# START OF LISTED ENTRIES

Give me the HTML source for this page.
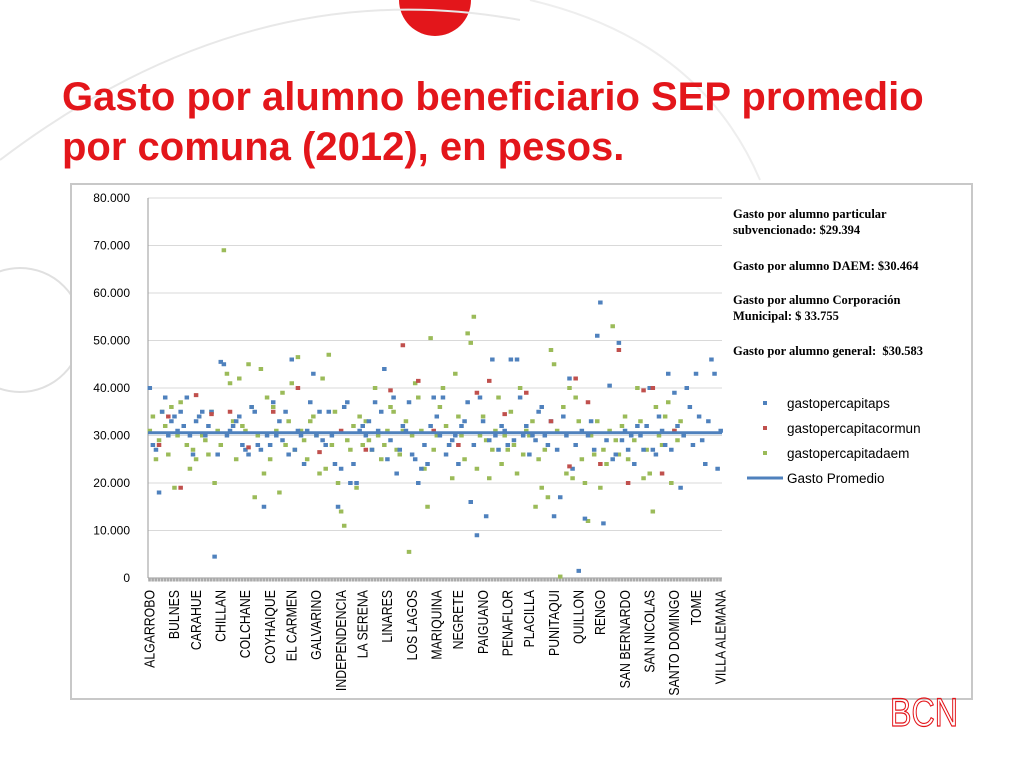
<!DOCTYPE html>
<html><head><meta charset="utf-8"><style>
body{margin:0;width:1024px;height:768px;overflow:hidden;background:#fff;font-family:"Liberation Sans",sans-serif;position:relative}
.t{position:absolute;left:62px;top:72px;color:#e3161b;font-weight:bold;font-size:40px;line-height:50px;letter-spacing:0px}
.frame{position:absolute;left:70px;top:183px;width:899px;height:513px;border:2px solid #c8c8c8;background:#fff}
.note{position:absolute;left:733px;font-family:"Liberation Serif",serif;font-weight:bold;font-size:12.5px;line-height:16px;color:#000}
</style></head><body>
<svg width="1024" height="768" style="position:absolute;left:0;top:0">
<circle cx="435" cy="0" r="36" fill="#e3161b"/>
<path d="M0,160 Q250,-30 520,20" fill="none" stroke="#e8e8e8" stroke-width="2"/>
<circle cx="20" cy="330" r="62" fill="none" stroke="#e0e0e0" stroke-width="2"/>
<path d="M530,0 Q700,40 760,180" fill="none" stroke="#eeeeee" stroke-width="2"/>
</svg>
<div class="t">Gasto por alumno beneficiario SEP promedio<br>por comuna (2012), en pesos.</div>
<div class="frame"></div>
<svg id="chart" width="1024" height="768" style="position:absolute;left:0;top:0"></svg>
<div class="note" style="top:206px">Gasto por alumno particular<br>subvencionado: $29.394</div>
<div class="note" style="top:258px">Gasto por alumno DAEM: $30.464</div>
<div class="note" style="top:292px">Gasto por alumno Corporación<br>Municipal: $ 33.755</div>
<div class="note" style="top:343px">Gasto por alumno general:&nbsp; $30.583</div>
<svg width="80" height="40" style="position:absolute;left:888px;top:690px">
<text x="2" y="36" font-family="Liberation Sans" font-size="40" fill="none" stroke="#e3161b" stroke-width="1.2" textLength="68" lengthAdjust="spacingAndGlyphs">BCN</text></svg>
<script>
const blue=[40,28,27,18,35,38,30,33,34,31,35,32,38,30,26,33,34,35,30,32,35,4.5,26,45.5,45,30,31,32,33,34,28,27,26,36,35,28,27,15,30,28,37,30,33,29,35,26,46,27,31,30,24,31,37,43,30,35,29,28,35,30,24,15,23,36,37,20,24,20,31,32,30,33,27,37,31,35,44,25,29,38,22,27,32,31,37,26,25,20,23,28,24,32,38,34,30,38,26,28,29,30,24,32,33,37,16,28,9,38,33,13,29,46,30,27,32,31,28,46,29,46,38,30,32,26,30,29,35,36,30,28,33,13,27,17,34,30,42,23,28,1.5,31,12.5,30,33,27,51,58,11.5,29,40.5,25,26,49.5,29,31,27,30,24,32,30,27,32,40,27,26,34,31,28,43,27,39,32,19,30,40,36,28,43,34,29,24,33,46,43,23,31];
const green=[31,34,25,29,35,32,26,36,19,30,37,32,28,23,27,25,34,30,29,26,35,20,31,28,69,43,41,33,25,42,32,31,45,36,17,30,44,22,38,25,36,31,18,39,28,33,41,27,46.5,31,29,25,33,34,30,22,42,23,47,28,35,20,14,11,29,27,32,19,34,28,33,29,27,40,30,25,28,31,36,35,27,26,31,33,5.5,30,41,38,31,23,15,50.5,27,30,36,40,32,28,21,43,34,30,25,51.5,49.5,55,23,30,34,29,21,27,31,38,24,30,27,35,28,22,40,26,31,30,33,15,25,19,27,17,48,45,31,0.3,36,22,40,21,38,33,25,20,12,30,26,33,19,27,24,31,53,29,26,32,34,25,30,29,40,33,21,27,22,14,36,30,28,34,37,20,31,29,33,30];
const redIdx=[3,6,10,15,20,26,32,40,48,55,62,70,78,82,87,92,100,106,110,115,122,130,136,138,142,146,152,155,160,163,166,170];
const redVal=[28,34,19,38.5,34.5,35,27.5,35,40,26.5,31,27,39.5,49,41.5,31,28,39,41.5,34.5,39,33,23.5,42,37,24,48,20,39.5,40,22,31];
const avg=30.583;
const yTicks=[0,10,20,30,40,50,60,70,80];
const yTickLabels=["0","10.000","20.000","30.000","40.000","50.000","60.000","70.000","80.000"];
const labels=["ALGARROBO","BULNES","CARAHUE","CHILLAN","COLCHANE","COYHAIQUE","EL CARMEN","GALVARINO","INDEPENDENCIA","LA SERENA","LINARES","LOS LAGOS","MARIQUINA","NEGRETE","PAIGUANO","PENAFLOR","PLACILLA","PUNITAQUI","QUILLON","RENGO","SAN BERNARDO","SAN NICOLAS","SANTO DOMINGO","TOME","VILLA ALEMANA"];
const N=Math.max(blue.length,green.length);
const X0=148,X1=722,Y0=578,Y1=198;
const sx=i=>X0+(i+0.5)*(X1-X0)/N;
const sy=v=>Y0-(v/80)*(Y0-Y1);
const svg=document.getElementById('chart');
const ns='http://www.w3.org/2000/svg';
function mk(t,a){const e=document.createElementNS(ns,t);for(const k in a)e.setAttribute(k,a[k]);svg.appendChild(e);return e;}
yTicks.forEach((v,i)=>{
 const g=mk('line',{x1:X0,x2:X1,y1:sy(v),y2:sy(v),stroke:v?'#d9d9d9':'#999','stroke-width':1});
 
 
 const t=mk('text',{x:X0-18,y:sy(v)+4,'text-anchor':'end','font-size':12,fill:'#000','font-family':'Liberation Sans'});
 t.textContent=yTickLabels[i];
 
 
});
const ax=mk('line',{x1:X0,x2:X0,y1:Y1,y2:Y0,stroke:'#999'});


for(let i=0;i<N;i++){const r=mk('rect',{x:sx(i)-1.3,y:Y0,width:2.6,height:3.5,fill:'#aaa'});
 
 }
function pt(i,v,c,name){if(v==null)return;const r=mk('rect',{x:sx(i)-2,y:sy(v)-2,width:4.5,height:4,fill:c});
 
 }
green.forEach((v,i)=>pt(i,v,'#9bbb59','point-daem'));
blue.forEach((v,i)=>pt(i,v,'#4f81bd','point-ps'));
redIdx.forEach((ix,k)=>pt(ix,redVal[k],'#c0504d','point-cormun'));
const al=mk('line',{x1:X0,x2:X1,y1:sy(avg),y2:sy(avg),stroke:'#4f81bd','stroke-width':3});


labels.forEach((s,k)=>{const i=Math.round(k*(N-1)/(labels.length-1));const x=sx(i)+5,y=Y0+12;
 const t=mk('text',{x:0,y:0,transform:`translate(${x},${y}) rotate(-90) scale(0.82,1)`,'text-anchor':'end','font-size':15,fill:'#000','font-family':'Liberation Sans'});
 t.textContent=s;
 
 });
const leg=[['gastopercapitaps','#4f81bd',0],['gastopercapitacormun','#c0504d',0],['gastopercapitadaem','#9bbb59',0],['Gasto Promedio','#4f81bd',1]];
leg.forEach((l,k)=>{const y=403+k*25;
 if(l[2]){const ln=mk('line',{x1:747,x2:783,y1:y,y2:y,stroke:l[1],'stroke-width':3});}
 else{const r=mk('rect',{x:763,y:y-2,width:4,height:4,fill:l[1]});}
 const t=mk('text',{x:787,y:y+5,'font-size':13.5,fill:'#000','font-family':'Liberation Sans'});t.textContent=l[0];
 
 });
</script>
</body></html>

# END OF LISTED ENTRIES
# START OF LISTED ENTRIES

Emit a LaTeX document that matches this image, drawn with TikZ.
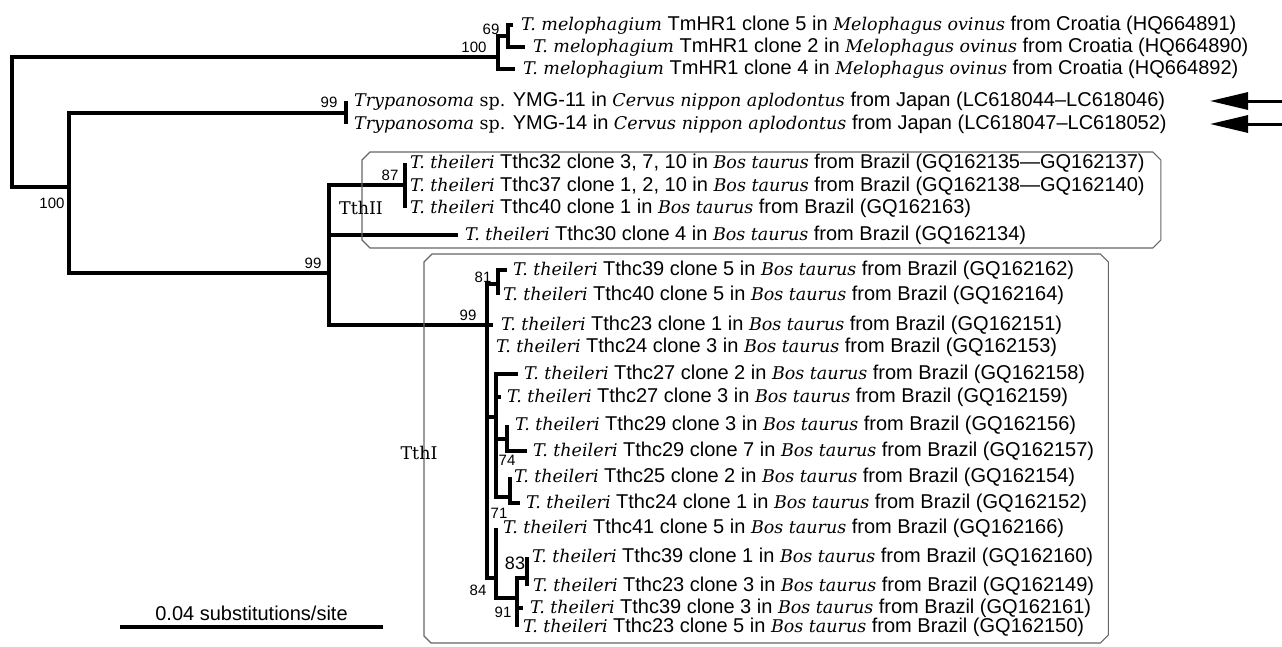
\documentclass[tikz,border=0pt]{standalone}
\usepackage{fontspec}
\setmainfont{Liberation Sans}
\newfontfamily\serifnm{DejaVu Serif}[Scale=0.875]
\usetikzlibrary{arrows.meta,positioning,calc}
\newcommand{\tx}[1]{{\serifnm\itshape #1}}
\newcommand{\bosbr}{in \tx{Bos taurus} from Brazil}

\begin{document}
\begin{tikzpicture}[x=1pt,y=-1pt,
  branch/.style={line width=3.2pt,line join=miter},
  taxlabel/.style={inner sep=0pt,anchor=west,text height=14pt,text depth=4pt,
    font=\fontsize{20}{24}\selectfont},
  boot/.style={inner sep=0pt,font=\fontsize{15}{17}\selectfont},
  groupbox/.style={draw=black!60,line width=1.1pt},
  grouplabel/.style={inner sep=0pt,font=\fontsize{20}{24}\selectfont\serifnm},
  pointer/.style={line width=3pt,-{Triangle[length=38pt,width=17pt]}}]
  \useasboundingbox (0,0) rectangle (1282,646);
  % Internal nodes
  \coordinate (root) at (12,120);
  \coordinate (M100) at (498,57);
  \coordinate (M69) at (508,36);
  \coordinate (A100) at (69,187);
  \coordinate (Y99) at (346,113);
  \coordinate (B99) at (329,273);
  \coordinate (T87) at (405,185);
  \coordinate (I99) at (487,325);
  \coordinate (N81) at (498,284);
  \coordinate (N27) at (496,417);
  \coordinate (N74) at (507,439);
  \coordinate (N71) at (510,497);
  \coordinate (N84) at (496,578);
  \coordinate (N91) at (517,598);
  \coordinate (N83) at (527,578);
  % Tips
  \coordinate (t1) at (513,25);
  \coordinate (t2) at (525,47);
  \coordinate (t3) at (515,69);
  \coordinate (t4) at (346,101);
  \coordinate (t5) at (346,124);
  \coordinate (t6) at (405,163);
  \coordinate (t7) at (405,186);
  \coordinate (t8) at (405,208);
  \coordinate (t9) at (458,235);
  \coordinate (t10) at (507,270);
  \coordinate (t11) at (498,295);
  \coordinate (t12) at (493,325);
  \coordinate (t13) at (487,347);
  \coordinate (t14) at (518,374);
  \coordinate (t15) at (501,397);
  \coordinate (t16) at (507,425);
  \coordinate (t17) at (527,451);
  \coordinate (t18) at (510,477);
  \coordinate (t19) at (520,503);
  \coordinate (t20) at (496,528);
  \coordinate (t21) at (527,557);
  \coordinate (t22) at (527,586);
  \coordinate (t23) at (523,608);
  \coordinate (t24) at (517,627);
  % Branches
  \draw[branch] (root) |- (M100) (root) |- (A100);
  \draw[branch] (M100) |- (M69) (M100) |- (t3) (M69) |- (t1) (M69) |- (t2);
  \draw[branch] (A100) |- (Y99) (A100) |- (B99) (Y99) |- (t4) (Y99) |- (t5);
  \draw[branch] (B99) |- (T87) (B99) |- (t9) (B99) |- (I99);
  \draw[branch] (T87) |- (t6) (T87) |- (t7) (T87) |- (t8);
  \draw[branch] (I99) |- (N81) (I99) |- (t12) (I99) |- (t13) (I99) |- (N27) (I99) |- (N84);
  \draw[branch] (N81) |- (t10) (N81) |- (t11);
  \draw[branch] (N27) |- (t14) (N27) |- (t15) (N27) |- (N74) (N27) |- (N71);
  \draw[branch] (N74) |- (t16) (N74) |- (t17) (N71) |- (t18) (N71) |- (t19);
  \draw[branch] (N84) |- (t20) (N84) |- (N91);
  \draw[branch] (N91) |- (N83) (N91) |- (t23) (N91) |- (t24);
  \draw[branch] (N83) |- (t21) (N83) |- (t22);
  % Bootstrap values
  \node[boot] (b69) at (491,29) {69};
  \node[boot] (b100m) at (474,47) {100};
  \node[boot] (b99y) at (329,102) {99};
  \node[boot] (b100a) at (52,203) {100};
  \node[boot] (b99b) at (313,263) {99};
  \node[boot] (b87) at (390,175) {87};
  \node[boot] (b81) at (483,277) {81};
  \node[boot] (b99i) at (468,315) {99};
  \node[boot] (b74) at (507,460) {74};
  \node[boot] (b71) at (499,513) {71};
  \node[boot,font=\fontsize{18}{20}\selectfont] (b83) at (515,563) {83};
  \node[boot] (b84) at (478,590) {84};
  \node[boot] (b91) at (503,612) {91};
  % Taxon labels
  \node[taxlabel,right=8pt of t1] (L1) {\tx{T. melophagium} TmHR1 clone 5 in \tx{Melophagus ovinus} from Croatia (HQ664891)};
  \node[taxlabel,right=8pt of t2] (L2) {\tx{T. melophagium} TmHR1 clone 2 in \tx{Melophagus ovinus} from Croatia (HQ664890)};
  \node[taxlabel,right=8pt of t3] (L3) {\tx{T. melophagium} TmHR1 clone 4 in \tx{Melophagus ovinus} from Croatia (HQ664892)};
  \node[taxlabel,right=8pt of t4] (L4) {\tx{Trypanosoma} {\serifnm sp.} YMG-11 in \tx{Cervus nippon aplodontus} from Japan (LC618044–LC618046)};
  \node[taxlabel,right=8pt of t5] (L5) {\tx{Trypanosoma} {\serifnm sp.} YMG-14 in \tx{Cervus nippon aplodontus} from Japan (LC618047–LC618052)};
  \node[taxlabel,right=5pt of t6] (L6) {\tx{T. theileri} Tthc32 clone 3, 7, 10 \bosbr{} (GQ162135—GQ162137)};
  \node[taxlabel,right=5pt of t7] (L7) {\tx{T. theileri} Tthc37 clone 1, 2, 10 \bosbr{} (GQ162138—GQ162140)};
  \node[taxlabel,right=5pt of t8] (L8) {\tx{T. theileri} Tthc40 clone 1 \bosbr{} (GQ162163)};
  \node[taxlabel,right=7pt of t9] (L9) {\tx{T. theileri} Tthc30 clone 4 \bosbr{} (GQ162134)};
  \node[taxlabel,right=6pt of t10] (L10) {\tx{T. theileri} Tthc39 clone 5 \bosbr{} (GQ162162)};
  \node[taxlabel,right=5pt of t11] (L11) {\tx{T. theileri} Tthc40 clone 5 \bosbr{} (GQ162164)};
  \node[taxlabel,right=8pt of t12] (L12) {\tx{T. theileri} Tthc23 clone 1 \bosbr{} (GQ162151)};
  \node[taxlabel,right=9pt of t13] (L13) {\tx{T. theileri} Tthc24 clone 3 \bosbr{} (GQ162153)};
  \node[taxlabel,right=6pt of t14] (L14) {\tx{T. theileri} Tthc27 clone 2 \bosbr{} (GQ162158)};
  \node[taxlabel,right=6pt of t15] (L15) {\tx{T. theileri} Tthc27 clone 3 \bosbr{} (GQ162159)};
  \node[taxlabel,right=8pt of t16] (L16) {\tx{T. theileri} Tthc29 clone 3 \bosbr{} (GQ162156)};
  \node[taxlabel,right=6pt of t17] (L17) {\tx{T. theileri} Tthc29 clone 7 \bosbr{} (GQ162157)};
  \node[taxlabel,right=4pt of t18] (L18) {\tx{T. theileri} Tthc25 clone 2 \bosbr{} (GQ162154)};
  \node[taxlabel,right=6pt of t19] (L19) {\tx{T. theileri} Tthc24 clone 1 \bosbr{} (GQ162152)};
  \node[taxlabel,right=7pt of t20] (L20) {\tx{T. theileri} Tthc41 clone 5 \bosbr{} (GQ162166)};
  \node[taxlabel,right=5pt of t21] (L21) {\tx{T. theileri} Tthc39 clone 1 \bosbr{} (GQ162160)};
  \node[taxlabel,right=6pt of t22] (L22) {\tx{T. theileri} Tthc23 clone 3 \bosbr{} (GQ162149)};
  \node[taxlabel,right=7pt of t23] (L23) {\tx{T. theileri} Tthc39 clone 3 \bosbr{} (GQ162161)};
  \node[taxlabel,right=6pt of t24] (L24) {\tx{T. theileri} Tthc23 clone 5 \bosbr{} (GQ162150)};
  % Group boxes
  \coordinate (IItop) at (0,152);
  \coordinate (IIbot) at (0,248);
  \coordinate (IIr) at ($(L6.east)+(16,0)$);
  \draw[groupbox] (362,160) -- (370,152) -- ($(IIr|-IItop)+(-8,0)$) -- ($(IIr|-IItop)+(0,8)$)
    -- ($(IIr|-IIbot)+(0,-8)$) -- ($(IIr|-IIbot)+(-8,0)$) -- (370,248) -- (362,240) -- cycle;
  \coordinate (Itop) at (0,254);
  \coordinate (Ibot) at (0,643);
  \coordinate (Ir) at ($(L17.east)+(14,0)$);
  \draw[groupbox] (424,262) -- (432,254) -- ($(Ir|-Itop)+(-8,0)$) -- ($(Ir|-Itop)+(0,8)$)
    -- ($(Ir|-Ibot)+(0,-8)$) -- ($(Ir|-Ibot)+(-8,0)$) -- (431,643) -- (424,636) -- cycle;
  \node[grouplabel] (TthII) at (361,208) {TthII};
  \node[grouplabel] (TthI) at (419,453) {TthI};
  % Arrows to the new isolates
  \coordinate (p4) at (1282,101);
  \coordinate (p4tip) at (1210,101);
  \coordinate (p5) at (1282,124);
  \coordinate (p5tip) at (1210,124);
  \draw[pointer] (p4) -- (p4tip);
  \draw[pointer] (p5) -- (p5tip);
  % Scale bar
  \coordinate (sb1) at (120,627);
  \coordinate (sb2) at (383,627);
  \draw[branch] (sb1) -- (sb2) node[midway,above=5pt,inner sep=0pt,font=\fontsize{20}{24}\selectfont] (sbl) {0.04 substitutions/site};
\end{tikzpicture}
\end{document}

# END OF LISTED ENTRIES

# TASK BRIEF
Report how many lines of the listing hold the word "this", with nothing but the number.

# CORRECT ANSWER
2